A crise da intimidade

Pública, 2011-09-04  Daniel Sampaio

O grande problema actual é o da intimidade. É certo que o modelo social europeu se encontra esgotado e que não se vê saída, a curto prazo, para a crise económica e financeira. No entanto, a verdadeira questão a debater é a organização do nosso quotidiano e o que vamos fazer com as nossas relações mais íntimas.
Tudo parece mudar. Existem mais pessoas a viver sós, sobretudo idosos, que vivem cada vez mais.
Afirma-se a crise do casamento, mas nos divórcios a queixa é de falta de amor, que se procura em novas relações. A facilidade com que os casais hoje rompem mostra, quase sempre, uma dificuldade em entender as verdadeiras causas do mal-estar que tão depressa tornam público.
E, no entanto, a explicação pode ser alcançada por uma análise da evolução sofrida a partir da segunda metade do século XX. Foi aí que as mulheres iniciaram o percurso para a autonomia profissional e conquistaram a liberdade sexual que as caracteriza hoje. Este progresso não lhes deu, ainda, a liberdade por que lutam, pois não ocupam, em muitos postos de trabalho, os lugares de chefia; nem a sociedade deixou de criticar a mudança nos seus comportamentos sexuais, pelo menos em comparação com a benevolência com que continua a privilegiar os dos homens.
Enquanto as mulheres se afirmaram, os homens tornaram-se mais inseguros.

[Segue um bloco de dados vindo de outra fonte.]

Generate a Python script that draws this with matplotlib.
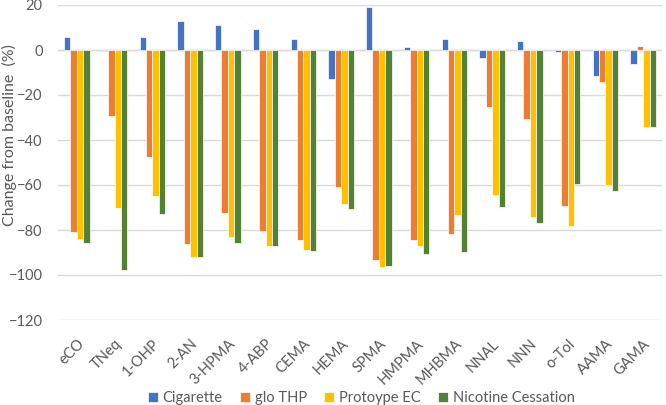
import matplotlib.pyplot as plt
import numpy as np

plt.rcParams['font.family'] = ['Lato', 'DejaVu Sans']

categories = ['eCO', 'TNeq', '1-OHP', '2-AN', '3-HPMA', '4-ABP', 'CEMA', 'HEMA',
              'SPMA', 'HMPMA', 'MHBMA', 'NNAL', 'NNN', 'o-Tol', 'AAMA', 'GAMA']
cigarette = [5.9, -0.4, 5.6, 12.7, 11.3, 9.5, 4.7, -13.0,
             19.0, 1.2, 5.0, -3.6, 4.0, -1.0, -11.4, -6.2]
glo_thp = [-80.7, -29.3, -47.7, -86.4, -72.4, -80.3, -84.4, -60.7,
           -93.5, -84.3, -81.8, -25.5, -30.7, -69.3, -14.4, 1.9]
protoype_ec = [-83.9, -70.4, -64.7, -91.9, -83.3, -87.0, -89.0, -68.3,
               -96.3, -87.1, -73.2, -64.3, -74.2, -78.2, -60.1, -34.2]
nicotine_cessation = [-85.6, -97.8, -73.0, -92.1, -85.9, -87.1, -89.5, -70.8,
                      -96.0, -90.8, -89.8, -69.6, -77.0, -59.4, -62.5, -34.2]

series = [('Cigarette', cigarette, '#4472C4'),
          ('glo THP', glo_thp, '#ED7D31'),
          ('Protoype EC', protoype_ec, '#FFC000'),
          ('Nicotine Cessation', nicotine_cessation, '#548235')]

fig = plt.figure(figsize=(6.66, 4.05), dpi=100)
ax = fig.add_axes([58 / 666, 1 - 320 / 405, 604 / 666, 315 / 405])

x = np.arange(len(categories))
w = 0.17
for i, (name, vals, col) in enumerate(series):
    ax.bar(x + (i - 1.5) * w, vals, w, color=col, edgecolor='white',
           linewidth=0.5, label=name, zorder=3)

ax.set_xlim(-0.5, len(categories) - 0.5)
ax.set_ylim(-120, 20)
ax.set_yticks(np.arange(-120, 21, 20))
ax.yaxis.grid(True, color='#D9D9D9', linewidth=1, zorder=0)
ax.axhline(0, color='#D9D9D9', linewidth=1, zorder=1)
for s in ax.spines.values():
    s.set_visible(False)
ax.tick_params(length=0, colors='#595959', labelsize=10.5)
ax.tick_params(axis='y', pad=11)
ax.set_xticks(x)
ax.set_xticklabels(categories, rotation=45, ha='right', rotation_mode='anchor')
ax.tick_params(axis='x', pad=12)
fig.text(9 / 666, 1 - 135 / 405, 'Change from baseline  (%)', color='#595959',
         fontsize=11.5, rotation=90, ha='center', va='center')

ax.legend(loc='center', bbox_to_anchor=(0.5 - 58 / 604 / 2 + 0.05, -0.247), ncol=4, frameon=False,
          fontsize=10.5, handlelength=0.7, handleheight=0.7, handletextpad=0.3,
          columnspacing=1.2, labelcolor='#595959')

fig.savefig('out.png', dpi=100)
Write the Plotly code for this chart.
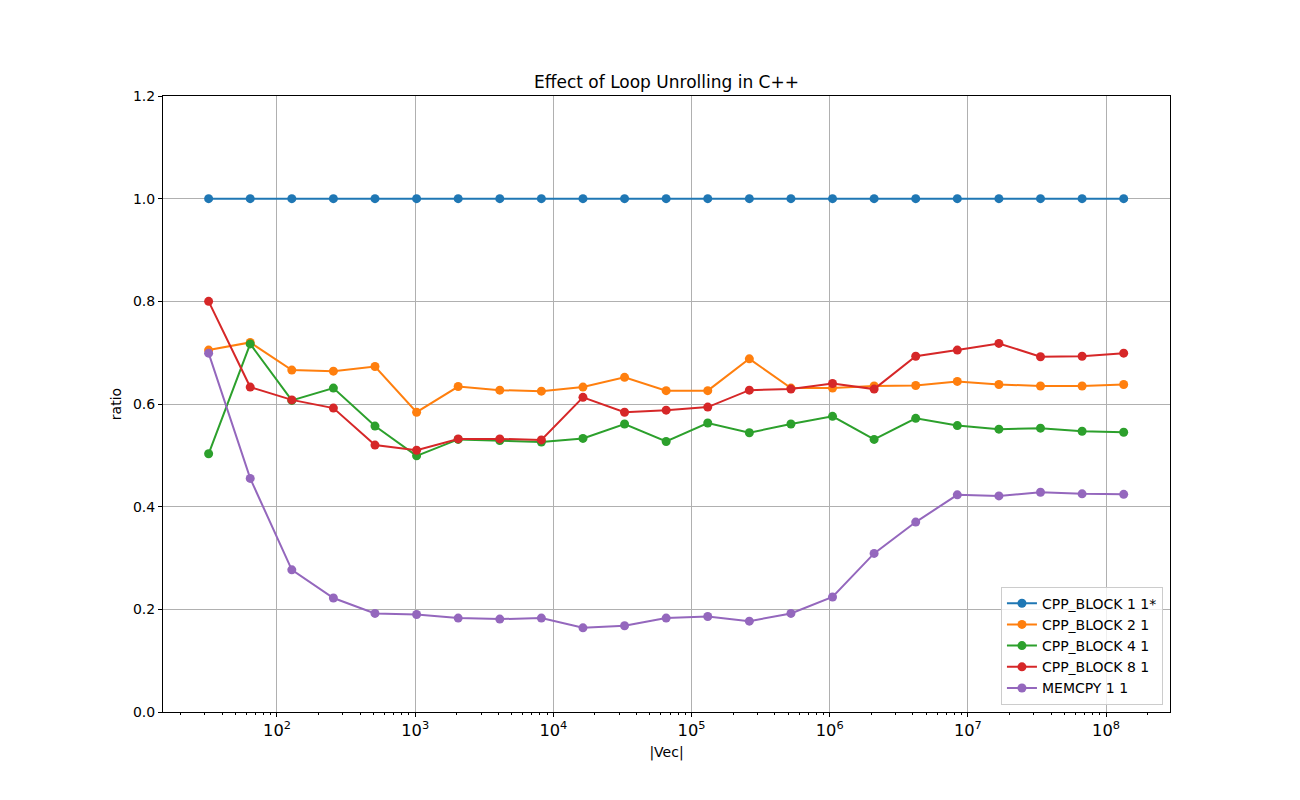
import plotly.graph_objects as go

vec_sizes = [2**k for k in range(5, 28)]

cpp_block_1 = [1.0] * 23
cpp_block_2 = [0.705, 0.720, 0.666, 0.664, 0.673, 0.584, 0.634, 0.627, 0.625, 0.633,
               0.652, 0.626, 0.626, 0.688, 0.631, 0.631, 0.635, 0.636, 0.644, 0.638,
               0.635, 0.635, 0.638]
cpp_block_4 = [0.503, 0.717, 0.607, 0.631, 0.557, 0.499, 0.531, 0.529, 0.526, 0.533,
               0.561, 0.527, 0.563, 0.544, 0.561, 0.576, 0.531, 0.572, 0.558, 0.551,
               0.553, 0.547, 0.545]
cpp_block_8 = [0.800, 0.633, 0.608, 0.592, 0.520, 0.510, 0.532, 0.532, 0.530, 0.613,
               0.584, 0.588, 0.594, 0.627, 0.629, 0.640, 0.629, 0.693, 0.705, 0.718,
               0.692, 0.693, 0.699]
memcpy_1 = [0.699, 0.455, 0.277, 0.222, 0.192, 0.190, 0.183, 0.181, 0.183, 0.164,
            0.168, 0.183, 0.186, 0.177, 0.192, 0.224, 0.309, 0.370, 0.423, 0.421,
            0.428, 0.425, 0.424]

series_names = ["CPP_BLOCK 1 1*", "CPP_BLOCK 2 1", "CPP_BLOCK 4 1", "CPP_BLOCK 8 1", "MEMCPY 1 1"]
series_values = [cpp_block_1, cpp_block_2, cpp_block_4, cpp_block_8, memcpy_1]
colors = ["#1f77b4", "#ff7f0e", "#2ca02c", "#d62728", "#9467bd"]

y_ticks = [0.0, 0.2, 0.4, 0.6, 0.8, 1.0, 1.2]

fig = go.Figure()
for name, vals, c in zip(series_names, series_values, colors):
    fig.add_trace(go.Scatter(
        x=vec_sizes, y=vals, name=name, mode="lines+markers",
        line=dict(color=c, width=2),
        marker=dict(color=c, size=9),
    ))

font = "DejaVu Sans"
fig.update_layout(
    width=1300, height=800,
    paper_bgcolor="white", plot_bgcolor="white",
    margin=dict(l=155, r=138, t=88, b=96),
    font=dict(family=font, size=14, color="black"),
    title=dict(text="Effect of Loop Unrolling in C++", x=0.5, xanchor="center",
               xref="paper", y=1 - 74 / 800, yanchor="middle",
               font=dict(size=17, family=font, color="black")),
    showlegend=True,
    legend=dict(x=0.993, y=0.012, xanchor="right", yanchor="bottom",
                bgcolor="rgba(255,255,255,0.8)", bordercolor="#cccccc", borderwidth=1,
                font=dict(size=14, family=font), tracegroupgap=0, itemwidth=30),
)
fig.update_xaxes(
    type="log", range=[1.175, 8.463],
    title=dict(text="|Vec|", font=dict(size=14), standoff=8),
    dtick=1, exponentformat="power", showexponent="all",
    tickfont=dict(size=13),
    showgrid=True, gridcolor="#b0b0b0", gridwidth=1,
    showline=True, linecolor="black", linewidth=1, mirror=True,
    ticks="outside", ticklen=4, tickcolor="black",
    minor=dict(ticks="outside", ticklen=2, tickcolor="black", showgrid=False),
    zeroline=False,
)
fig.update_yaxes(
    range=[0, 1.2], tickvals=y_ticks, tickformat=".1f",
    title=dict(text="ratio", font=dict(size=14), standoff=8),
    showgrid=True, gridcolor="#b0b0b0", gridwidth=1,
    showline=True, linecolor="black", linewidth=1, mirror=True,
    ticks="outside", ticklen=4, tickcolor="black",
    zeroline=False,
)

fig.write_html("out.html")
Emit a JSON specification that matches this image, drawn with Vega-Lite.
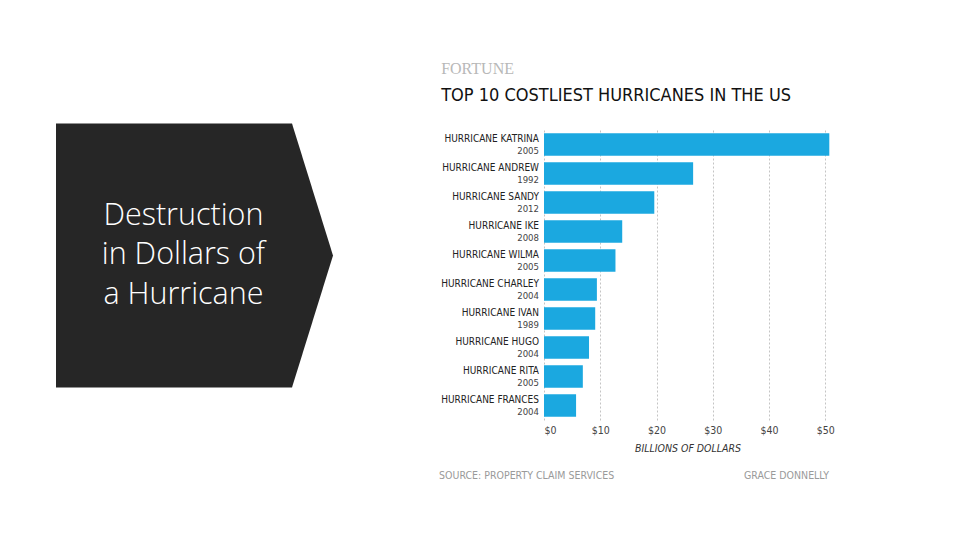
{
  "$schema": "https://vega.github.io/schema/vega-lite/v6.json",
  "background": "white",
  "padding": {"left": 56, "top": 60, "right": 0, "bottom": 0},
  "config": {"view": {"stroke": null}},
  "datasets": {
    "hurricanes": [
      {"name": "HURRICANE KATRINA", "year": "2005", "cost": 50.7},
      {"name": "HURRICANE ANDREW", "year": "1992", "cost": 26.5},
      {"name": "HURRICANE SANDY", "year": "2012", "cost": 19.6},
      {"name": "HURRICANE IKE", "year": "2008", "cost": 13.9},
      {"name": "HURRICANE WILMA", "year": "2005", "cost": 12.7},
      {"name": "HURRICANE CHARLEY", "year": "2004", "cost": 9.4},
      {"name": "HURRICANE IVAN", "year": "1989", "cost": 9.1},
      {"name": "HURRICANE HUGO", "year": "2004", "cost": 8.0},
      {"name": "HURRICANE RITA", "year": "2005", "cost": 6.9},
      {"name": "HURRICANE FRANCES", "year": "2004", "cost": 5.7}
    ],
    "shape": [
      {"px": 0, "top": 0, "bottom": 1},
      {"px": 0.852, "top": 0, "bottom": 1},
      {"px": 1, "top": 0.5, "bottom": 0.5}
    ],
    "caption": [
      {"caption": "Destruction\nin Dollars of\na Hurricane"}
    ],
    "footer": [
      {"note": "SOURCE: PROPERTY CLAIM SERVICES", "side": "left"},
      {"note": "GRACE DONNELLY", "side": "right"}
    ]
  },
  "spacing": 106,
  "hconcat": [
    {
      "width": 277,
      "height": 290,
      "layer": [
        {
          "data": {"name": "shape"},
          "mark": {"type": "area", "color": "#262626", "opacity": 1, "interpolate": "linear"},
          "encoding": {
            "x": {"field": "px", "type": "quantitative", "scale": {"domain": [0, 1], "nice": false, "zero": false}, "axis": null},
            "y": {"field": "top", "type": "quantitative", "scale": {"domain": [0.02462, 1.1231], "nice": false, "zero": false, "reverse": true}, "axis": null},
            "y2": {"field": "bottom"}
          }
        },
        {
          "data": {"name": "caption"},
          "mark": {"type": "text", "lineBreak": "\n", "font": "Open Sans", "fontWeight": 300, "fontSize": 30.5, "color": "#ffffff", "lineHeight": 39.5, "align": "center", "baseline": "middle"},
          "encoding": {
            "text": {"field": "caption"},
            "x": {"datum": 0.46, "type": "quantitative"},
            "y": {"datum": 0.3485, "type": "quantitative"}
          }
        }
      ]
    },
    {
      "spacing": 15.5,
      "vconcat": [
        {
          "width": 287,
          "height": 290,
          "data": {"name": "hurricanes"},
          "title": {
            "text": "FORTUNE",
            "subtitle": "TOP 10 COSTLIEST HURRICANES IN THE US",
            "anchor": "start",
            "frame": "bounds",
            "font": "Liberation Serif",
            "fontSize": 16,
            "fontWeight": "normal",
            "color": "#b8b8b8",
            "subtitleFont": "DejaVu Sans Condensed, sans-serif",
            "subtitleFontSize": 18,
            "subtitleColor": "#111111",
            "subtitlePadding": 10,
            "offset": 25.5
          },
          "encoding": {
            "y": {"field": "name", "type": "nominal", "sort": null, "axis": null, "scale": {"paddingInner": 0.22, "paddingOuter": 0.11}}
          },
          "layer": [
            {
              "mark": {"type": "bar", "color": "#1ba8e0"},
              "encoding": {
                "x": {
                  "field": "cost", "type": "quantitative",
                  "scale": {"domain": [0, 51], "nice": false},
                  "axis": {
                    "values": [0, 10, 20, 30, 40, 50],
                    "labelExpr": "'$' + datum.value",
                    "grid": true, "gridDash": [2, 2], "gridColor": "#c4c4c4",
                    "domain": false, "ticks": false,
                    "labelFont": "DejaVu Sans Condensed, sans-serif",
                    "labelFontSize": 10.5, "labelColor": "#444444", "labelPadding": 5,
                    "title": "BILLIONS OF DOLLARS",
                    "titleFont": "DejaVu Sans Condensed, sans-serif",
                    "titleFontStyle": "italic", "titleFontWeight": "normal",
                    "titleFontSize": 10.5, "titleColor": "#333333", "titlePadding": 8
                  }
                }
              }
            },
            {
              "mark": {"type": "text", "align": "right", "baseline": "middle", "dx": -5, "dy": -6, "font": "DejaVu Sans Condensed, sans-serif", "fontSize": 10, "color": "#222222"},
              "encoding": {"x": {"datum": 0, "type": "quantitative"}, "text": {"field": "name"}}
            },
            {
              "mark": {"type": "text", "align": "right", "baseline": "middle", "dx": -5, "dy": 6, "font": "DejaVu Sans Condensed, sans-serif", "fontSize": 9.5, "color": "#444444"},
              "encoding": {"x": {"datum": 0, "type": "quantitative"}, "text": {"field": "year"}}
            }
          ]
        },
        {
          "width": 285,
          "height": 12,
          "data": {"name": "footer"},
          "layer": [
            {
              "transform": [{"filter": "datum.side === 'left'"}],
              "mark": {"type": "text", "align": "left", "baseline": "middle", "font": "DejaVu Sans Condensed, sans-serif", "fontSize": 10.5, "color": "#9a9a9a"},
              "encoding": {"x": {"datum": -0.368, "type": "quantitative", "scale": {"domain": [0, 1], "nice": false, "zero": false}, "axis": null}, "text": {"field": "note"}}
            },
            {
              "transform": [{"filter": "datum.side === 'right'"}],
              "mark": {"type": "text", "align": "right", "baseline": "middle", "font": "DejaVu Sans Condensed, sans-serif", "fontSize": 10.5, "color": "#9a9a9a"},
              "encoding": {"x": {"datum": 1, "type": "quantitative"}, "text": {"field": "note"}}
            }
          ]
        }
      ]
    }
  ]
}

A emancipação das mulheres tornou mais evidente a sua vulnerabilidade e a sua dependência emocional em relação a elas. Perante esta situação, muitos homens caminham para uma fusão relacional com as companheiras, em que tudo é exigido, única forma de vencer o medo do abandono, ou o receio da igualdade conjugal (não existente nas relações "tradicionais" do passado). Na intimidade do casal, a violência psicológica, o ciúme e a infidelidade são frequentes, e as tentativas de controlo, facilitadas pelo recurso constante à vigilância dos telemóveis, do correio electrónico e da participação em redes sociais, fornecem o ambiente propício ao aumento da conflitualidade. A exigência frenética de cada vez mais amor, fragiliza a relação conjugal: em vez de construírem uma relação e de edificarem, dia a dia, um amor renovado, homem e mulher procuram um bem-estar individual, um bálsamo para a sua inquietação pessoal. Não admira, por isso, que os divórcios não cessem de aumentar.
As dificuldades na intimidade conjugal não surgem isoladas. Em pleno espectro da crise económica, a sociedade actual intensifica o trabalho e provoca um sentimento quase permanente de cansaço e desânimo. Os casais vivem torturados pelo receio do desemprego e da exclusão social, ou dominados pela exigência dos seus chefes. As relações de trabalho são muitas vezes invadidas por sentimentos de inveja e de competição sem limites, agravando as fragilidades pessoais e os temores individuais. Os computadores e os outros dispositivos electrónicos criaram a ilusão inicial de menos tarefas mas, pelo contrário, invadiram os tempos livres e trouxeram para casa o ambiente de trabalho.
A Internet democratizou o conhecimento e apagou fronteiras, mas criou a ilusão da intimidade virtual, onde os sentimentos são escondidos através de outras identidades e todas as fantasias, tantas vezes muito afastadas da realidade, parecem de fácil concretização.
E, apesar de tudo, tem de existir uma saída, longe do caos e da barbárie. Nunca, como agora, as pessoas reivindicaram o amor e o entendimento. Jamais os pais se preocuparam tanto com os filhos. E a sociedade que parece despenhar-se, nunca foi tão auto-reflexiva como hoje. O futuro melhor, contudo, só será atingido com a verdade e a reflexão permanentes.

Nota: recomendo o livro Les nouvelles solitudes, de Marie-France Hirigoyen, que inspirou este texto.